Losing - regaining - exceeding is a fairly typical and powerful story arc used in extremes from easy escape in Star Wars to the grueling experiences of the Count of Monte Cristo! (Incidentally the most boss of all surrender and escape stories)
 

pemerton

Legend
In the Traveller campaign I mentioned just upthread, the PC who was able to disarm the guard and then capture the battle dress also made friends with one of the NPCs. This unfolded over a handful of scenes - first, she developed a liking for him during her interrogation of him; second, he encountered her while looking for the battle dress and interacted with her quite politely; third, he let her come along with the PCs when they fled the enemy base rather than being left behind with the other defeated NPCs.

Eighteen months later I don't remember all the mechanical details, but at the core of it will have been the reaction roll system.
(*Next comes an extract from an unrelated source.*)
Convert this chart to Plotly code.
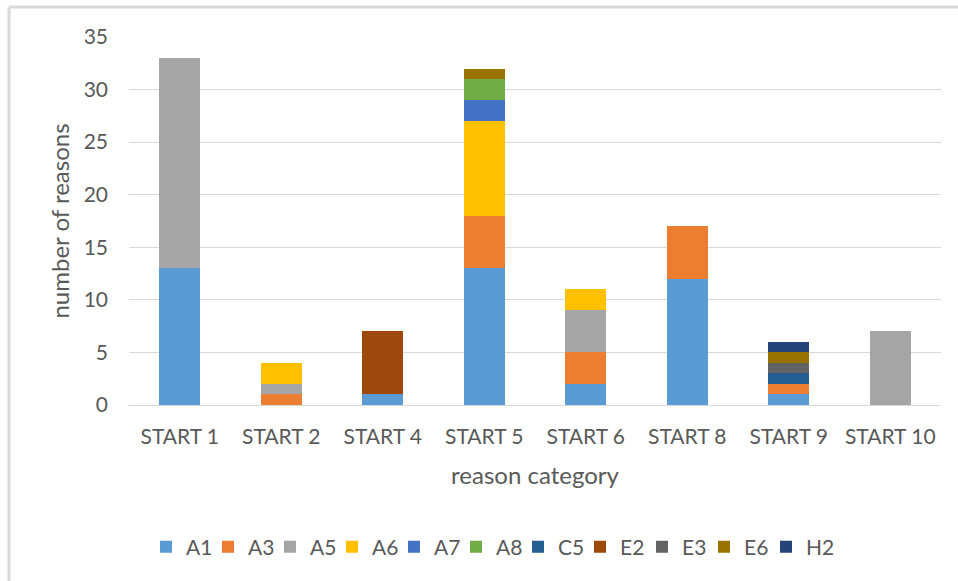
import plotly.graph_objects as go

categories = ["START 1", "START 2", "START 4", "START 5", "START 6", "START 8", "START 9", "START 10"]

A1 = [13, 0, 1, 13, 2, 12, 1, 0]
A3 = [0, 1, 0, 5, 3, 5, 1, 0]
A5 = [20, 1, 0, 0, 4, 0, 0, 7]
A6 = [0, 2, 0, 9, 2, 0, 0, 0]
A7 = [0, 0, 0, 2, 0, 0, 0, 0]
A8 = [0, 0, 0, 2, 0, 0, 0, 0]
C5 = [0, 0, 0, 0, 0, 0, 1, 0]
E2 = [0, 0, 6, 0, 0, 0, 0, 0]
E3 = [0, 0, 0, 0, 0, 0, 1, 0]
E6 = [0, 0, 0, 1, 0, 0, 1, 0]
H2 = [0, 0, 0, 0, 0, 0, 1, 0]

series = [
    ("A1", A1, "#5B9BD5"),
    ("A3", A3, "#ED7D31"),
    ("A5", A5, "#A5A5A5"),
    ("A6", A6, "#FFC000"),
    ("A7", A7, "#4472C4"),
    ("A8", A8, "#70AD47"),
    ("C5", C5, "#255E91"),
    ("E2", E2, "#9E480E"),
    ("E3", E3, "#636363"),
    ("E6", E6, "#997300"),
    ("H2", H2, "#264478"),
]

W, H = 958, 581
ML, MR, MT, MB = 129, 17, 37, 176
PW, PH = W - ML - MR, H - MT - MB

fig = go.Figure()
for name, vals, color in series:
    fig.add_trace(go.Bar(
        name=name, x=categories, y=vals,
        marker=dict(color=color, line=dict(width=0)),
    ))

# blank trailing legend slot so the last label is not clipped by the
# fixed entry width of the horizontal legend
fig.add_trace(go.Scatter(
    name=" ", x=[None], y=[None], mode="markers", showlegend=True,
    hoverinfo="skip", marker=dict(color="rgba(0,0,0,0)", size=1),
))

font_family = "Lato, 'Open Sans', sans-serif"
txt = "#595959"

def px_x(p):
    return (p - ML) / PW

def px_y(p):
    return (H - MB - p) / PH

# light frame along the left and top edges
frame = "#d9d9d9"
fig.add_shape(type="line", xref="paper", yref="paper",
              x0=px_x(9), x1=px_x(9), y0=px_y(7), y1=px_y(H),
              line=dict(color=frame, width=3))
fig.add_shape(type="line", xref="paper", yref="paper",
              x0=px_x(9), x1=px_x(W), y0=px_y(7), y1=px_y(7),
              line=dict(color=frame, width=3))

fig.update_layout(
    width=W, height=H,
    margin=dict(l=ML, r=MR, t=MT, b=MB),
    barmode="stack",
    bargap=0.595,
    plot_bgcolor="white",
    paper_bgcolor="white",
    font=dict(family=font_family, color=txt, size=21),
    showlegend=True,
    legend=dict(
        orientation="h",
        x=px_x(146), xanchor="left",
        y=px_y(547), yanchor="middle",
        font=dict(size=21, color=txt),
        traceorder="normal",
        itemwidth=30,
        entrywidth=17,
        itemclick=False,
    ),
    xaxis=dict(
        title=dict(text="reason category", font=dict(size=24, color=txt), standoff=19),
        tickfont=dict(size=21, color=txt),
        showline=True, linecolor="#d9d9d9", linewidth=1,
        ticks="", showgrid=False,
        ticklabelstandoff=13,
    ),
    yaxis=dict(
        title=dict(text="number of reasons", font=dict(size=24, color=txt), standoff=7),
        range=[0, 35],
        dtick=5,
        tickfont=dict(size=21, color=txt),
        showgrid=True, gridcolor="#d9d9d9", gridwidth=1,
        zeroline=False,
        ticks="", ticklabelstandoff=20,
    ),
)

fig.write_html("out.html")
This is an example of what I mean when I talk about mechanics that let players take actions even if their PCs are prisoners. To go back to one of the points in @TheSword's OP, the fiction of the PCs have surrendered and are prisoners doesn't have to mean the gameplay of the players have no agency. If, in some systems, it does have that consequence that is just revealing a limit of those systems.
 

Umbran

Mod Squad
Staff member
Supporter
I find it very limiting that the players expect that it plays out like this as it makes for a silly setting ...

If you look with any decent level of scrutiny, pretty much every setting is silly. This is just a silliness you like less than others. Which is fine, but is particular to you, not to the setting being particularly nonsensical.

It is fair to say that the real world is silly, if you look with any decent level of scrutiny...
 

cmad1977

Hero
You never met people who liked nice things a lot? Cars, houses, etc?

In years past I've worked more than one RL murder that occured because a car was dinged.




If your heroes care more about their STUFF then their LIVES they aren’t heroes. A living hero with no clothes can do more than a dead one with a Vorpal Sword.